_EXERCISE TASK:_ Write out, word for word, every line from the first one through the line that holds "27.2, 27.8, 27.4, 26.8, 28.2, 27.4, 26.8, 28.3, 27.2, 27.8];", and nothing else; skip the pictures.

_DATA PROVIDED:_
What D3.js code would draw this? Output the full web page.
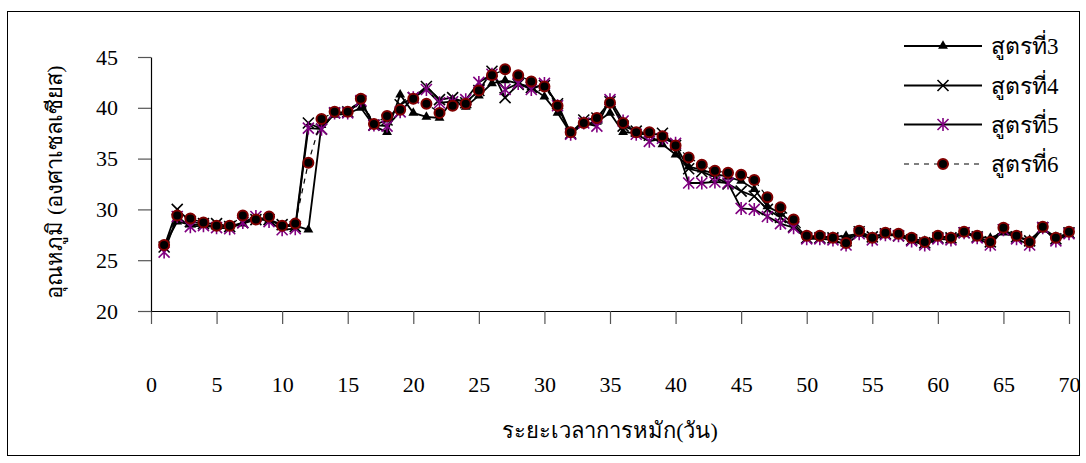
<!DOCTYPE html>
<html>
<head>
<meta charset="utf-8">
<script src="https://cdn.jsdelivr.net/npm/d3@7"></script>
<style>
  html, body { margin: 0; padding: 0; background: #fff; }
  svg { display: block; }
</style>
</head>
<body>
<svg id="chart" width="1086" height="463"></svg>
<script>
// days 1..70, temperature (°C) per formula
const days = d3.range(1, 71);

const s3 = [26.4, 28.8, 28.5, 28.5, 28.3, 28.3, 28.6, 29.0, 29.0, 28.3,
  28.4, 28.0, 38.3, 39.3, 39.4, 40.0, 38.2, 37.6, 41.3, 39.5,
  39.1, 39.0, 40.8, 40.1, 41.2, 42.4, 42.7, 42.4, 42.0, 41.1,
  39.5, 37.5, 38.4, 38.6, 39.5, 37.6, 37.5, 37.3, 36.4, 35.4,
  34.2, 33.9, 33.5, 33.2, 32.8, 32.0, 30.3, 29.6, 28.6, 27.3,
  27.3, 27.3, 27.4, 27.6, 27.3, 27.6, 27.5, 27.1, 26.9, 27.3,
  27.3, 27.8, 27.3, 27.2, 27.7, 27.3, 27.0, 28.0, 27.3, 27.6];

const s4 = [26.3, 30.0, 28.8, 28.6, 28.6, 28.3, 28.7, 29.0, 29.0, 28.5,
  28.3, 38.5, 37.9, 39.5, 39.6, 40.6, 38.3, 38.8, 40.3, 41.0,
  42.1, 40.8, 41.0, 40.5, 41.7, 43.6, 41.0, 42.3, 42.0, 42.2,
  40.4, 37.5, 38.8, 39.0, 40.6, 38.2, 37.7, 37.3, 37.5, 36.3,
  34.0, 33.7, 33.2, 32.5, 31.8, 31.3, 30.0, 29.2, 28.3, 27.2,
  27.2, 27.2, 26.9, 27.8, 27.3, 27.6, 27.4, 27.0, 26.7, 27.2,
  27.2, 27.7, 27.3, 26.8, 28.0, 27.3, 26.9, 28.2, 27.1, 27.7];

const s5 = [25.8, 29.3, 28.3, 28.4, 28.2, 28.1, 28.7, 29.3, 28.8, 28.0,
  28.1, 38.0, 37.9, 39.5, 39.5, 40.7, 38.3, 38.2, 39.6, 41.0,
  41.8, 40.5, 40.6, 40.8, 42.5, 43.3, 41.8, 42.4, 41.8, 42.4,
  40.2, 37.4, 38.5, 38.2, 40.8, 38.7, 37.4, 36.7, 37.0, 36.5,
  32.6, 32.6, 32.7, 32.6, 30.1, 30.0, 29.3, 28.6, 28.2, 27.1,
  27.1, 27.0, 26.5, 27.6, 27.0, 27.5, 27.4, 26.9, 26.5, 27.1,
  27.0, 27.7, 27.2, 26.5, 28.0, 27.1, 26.5, 28.2, 26.9, 27.6];

const s6 = [26.5, 29.4, 29.1, 28.7, 28.4, 28.4, 29.4, 29.0, 29.3, 28.4,
  28.6, 34.6, 38.9, 39.6, 39.6, 40.9, 38.4, 39.2, 39.8, 40.9,
  40.4, 39.5, 40.2, 40.4, 41.7, 43.2, 43.8, 43.2, 42.6, 42.1,
  40.2, 37.6, 38.5, 39.0, 40.5, 38.5, 37.6, 37.6, 37.2, 36.3,
  35.1, 34.4, 33.8, 33.6, 33.4, 32.9, 31.2, 30.2, 29.0, 27.4,
  27.4, 27.2, 26.7, 27.9, 27.2, 27.7, 27.6, 27.2, 26.8, 27.4,
  27.2, 27.8, 27.4, 26.8, 28.2, 27.4, 26.8, 28.3, 27.2, 27.8];

const seriesNames = ['สูตรที่3', 'สูตรที่4', 'สูตรที่5', 'สูตรที่6'];
const xTicks = d3.range(0, 71, 5);
const yTicks = [20, 25, 30, 35, 40, 45];

const FONT = "'Liberation Serif', 'DejaVu Serif', 'Times New Roman', serif";

const series = [
  { name: seriesNames[0], values: s3, marker: 'tri', dash: null },
  { name: seriesNames[1], values: s4, marker: 'x', dash: null },
  { name: seriesNames[2], values: s5, marker: 'star', dash: null },
  { name: seriesNames[3], values: s6, marker: 'dot', dash: '5,5' }
];

const svg = d3.select('#chart').style('font-family', FONT);

// outer frame
svg.append('rect')
  .attr('x', 7.5).attr('y', 11.5).attr('width', 1072).attr('height', 444)
  .attr('fill', 'none').attr('stroke', '#000').attr('stroke-width', 1);

const x = d3.scaleLinear().domain([0, 70]).range([151, 1069]);
const y = d3.scaleLinear().domain([20, 45]).range([311, 57]);

// axes
const xAxis = svg.append('g').attr('transform', 'translate(0,311)')
  .call(d3.axisBottom(x).tickValues(xTicks).tickSize(13).tickPadding(52).tickSizeOuter(0));
const yAxis = svg.append('g').attr('transform', 'translate(151,0)')
  .call(d3.axisLeft(y).tickValues(yTicks).tickSize(13).tickPadding(20).tickSizeOuter(0));

[xAxis, yAxis].forEach((ax) => {
  ax.attr('font-family', null).style('font-family', FONT);
  ax.select('.domain').attr('stroke', '#000').attr('stroke-width', 1.2);
  ax.selectAll('.tick line').attr('stroke', '#555').attr('stroke-width', 1.2);
  ax.selectAll('.tick text').style('font-family', FONT).style('font-size', '22px').attr('fill', '#000');
});

// axis titles
svg.append('text')
  .attr('x', 610).attr('y', 438)
  .attr('text-anchor', 'middle')
  .style('font-family', FONT).style('font-size', '22px')
  .text('ระยะเวลาการหมัก(วัน)');

svg.append('text')
  .attr('transform', 'translate(62,182) rotate(-90)')
  .attr('text-anchor', 'middle')
  .style('font-family', FONT).style('font-size', '22px')
  .text('อุณหภูมิ (องศาเซลเซียส)');

// markers
function drawMarker(g, type, cx, cy) {
  if (type === 'tri') {
    g.append('path')
      .attr('d', d3.symbol().type(d3.symbolTriangle).size(42)())
      .attr('transform', `translate(${cx},${cy})`)
      .attr('fill', '#000');
  } else if (type === 'x') {
    const r = 5.5;
    g.append('path')
      .attr('d', `M${cx - r},${cy - r}L${cx + r},${cy + r}M${cx - r},${cy + r}L${cx + r},${cy - r}`)
      .attr('stroke', '#000').attr('stroke-width', 1.6).attr('fill', 'none');
  } else if (type === 'star') {
    const r = 5.5;
    g.append('path')
      .attr('d', `M${cx - r},${cy - r}L${cx + r},${cy + r}M${cx - r},${cy + r}L${cx + r},${cy - r}M${cx},${cy - r - 1}L${cx},${cy + r + 1}`)
      .attr('stroke', '#800080').attr('stroke-width', 1.6).attr('fill', 'none');
  } else {
    g.append('circle')
      .attr('cx', cx).attr('cy', cy).attr('r', 5)
      .attr('fill', '#000').attr('stroke', '#800000').attr('stroke-width', 2);
  }
}

const line = d3.line().x((d) => x(d[0])).y((d) => y(d[1]));

series.forEach((s) => {
  const pts = days.map((d, i) => [d, s.values[i]]);
  const g = svg.append('g');
  g.append('path')
    .datum(pts)
    .attr('d', line)
    .attr('fill', 'none')
    .attr('stroke', '#000')
    .attr('stroke-width', s.dash ? 1.2 : 1.8)
    .attr('stroke-dasharray', s.dash);
  pts.forEach((p) => drawMarker(g, s.marker, x(p[0]), y(p[1])));
});

// legend
const legendY = [46, 85.5, 124.5, 164];
series.forEach((s, i) => {
  const g = svg.append('g');
  g.append('line')
    .attr('x1', 904).attr('x2', 982)
    .attr('y1', legendY[i]).attr('y2', legendY[i])
    .attr('stroke', '#000')
    .attr('stroke-width', s.dash ? 1.2 : 1.8)
    .attr('stroke-dasharray', s.dash);
  drawMarker(g, s.marker, 943, legendY[i]);
  g.append('text')
    .attr('x', 991).attr('y', legendY[i] + 8)
    .style('font-family', FONT).style('font-size', '23px')
    .text(s.name);
});
</script>
</body>
</html>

_WRITTEN REPLY:_
What D3.js code would draw this? Output the full web page.
<!DOCTYPE html>
<html>
<head>
<meta charset="utf-8">
<script src="https://cdn.jsdelivr.net/npm/d3@7"></script>
<style>
  html, body { margin: 0; padding: 0; background: #fff; }
  svg { display: block; }
</style>
</head>
<body>
<svg id="chart" width="1086" height="463"></svg>
<script>
// days 1..70, temperature (°C) per formula
const days = d3.range(1, 71);

const s3 = [26.4, 28.8, 28.5, 28.5, 28.3, 28.3, 28.6, 29.0, 29.0, 28.3,
  28.4, 28.0, 38.3, 39.3, 39.4, 40.0, 38.2, 37.6, 41.3, 39.5,
  39.1, 39.0, 40.8, 40.1, 41.2, 42.4, 42.7, 42.4, 42.0, 41.1,
  39.5, 37.5, 38.4, 38.6, 39.5, 37.6, 37.5, 37.3, 36.4, 35.4,
  34.2, 33.9, 33.5, 33.2, 32.8, 32.0, 30.3, 29.6, 28.6, 27.3,
  27.3, 27.3, 27.4, 27.6, 27.3, 27.6, 27.5, 27.1, 26.9, 27.3,
  27.3, 27.8, 27.3, 27.2, 27.7, 27.3, 27.0, 28.0, 27.3, 27.6];

const s4 = [26.3, 30.0, 28.8, 28.6, 28.6, 28.3, 28.7, 29.0, 29.0, 28.5,
  28.3, 38.5, 37.9, 39.5, 39.6, 40.6, 38.3, 38.8, 40.3, 41.0,
  42.1, 40.8, 41.0, 40.5, 41.7, 43.6, 41.0, 42.3, 42.0, 42.2,
  40.4, 37.5, 38.8, 39.0, 40.6, 38.2, 37.7, 37.3, 37.5, 36.3,
  34.0, 33.7, 33.2, 32.5, 31.8, 31.3, 30.0, 29.2, 28.3, 27.2,
  27.2, 27.2, 26.9, 27.8, 27.3, 27.6, 27.4, 27.0, 26.7, 27.2,
  27.2, 27.7, 27.3, 26.8, 28.0, 27.3, 26.9, 28.2, 27.1, 27.7];

const s5 = [25.8, 29.3, 28.3, 28.4, 28.2, 28.1, 28.7, 29.3, 28.8, 28.0,
  28.1, 38.0, 37.9, 39.5, 39.5, 40.7, 38.3, 38.2, 39.6, 41.0,
  41.8, 40.5, 40.6, 40.8, 42.5, 43.3, 41.8, 42.4, 41.8, 42.4,
  40.2, 37.4, 38.5, 38.2, 40.8, 38.7, 37.4, 36.7, 37.0, 36.5,
  32.6, 32.6, 32.7, 32.6, 30.1, 30.0, 29.3, 28.6, 28.2, 27.1,
  27.1, 27.0, 26.5, 27.6, 27.0, 27.5, 27.4, 26.9, 26.5, 27.1,
  27.0, 27.7, 27.2, 26.5, 28.0, 27.1, 26.5, 28.2, 26.9, 27.6];

const s6 = [26.5, 29.4, 29.1, 28.7, 28.4, 28.4, 29.4, 29.0, 29.3, 28.4,
  28.6, 34.6, 38.9, 39.6, 39.6, 40.9, 38.4, 39.2, 39.8, 40.9,
  40.4, 39.5, 40.2, 40.4, 41.7, 43.2, 43.8, 43.2, 42.6, 42.1,
  40.2, 37.6, 38.5, 39.0, 40.5, 38.5, 37.6, 37.6, 37.2, 36.3,
  35.1, 34.4, 33.8, 33.6, 33.4, 32.9, 31.2, 30.2, 29.0, 27.4,
  27.4, 27.2, 26.7, 27.9, 27.2, 27.7, 27.6, 27.2, 26.8, 27.4,
  27.2, 27.8, 27.4, 26.8, 28.2, 27.4, 26.8, 28.3, 27.2, 27.8];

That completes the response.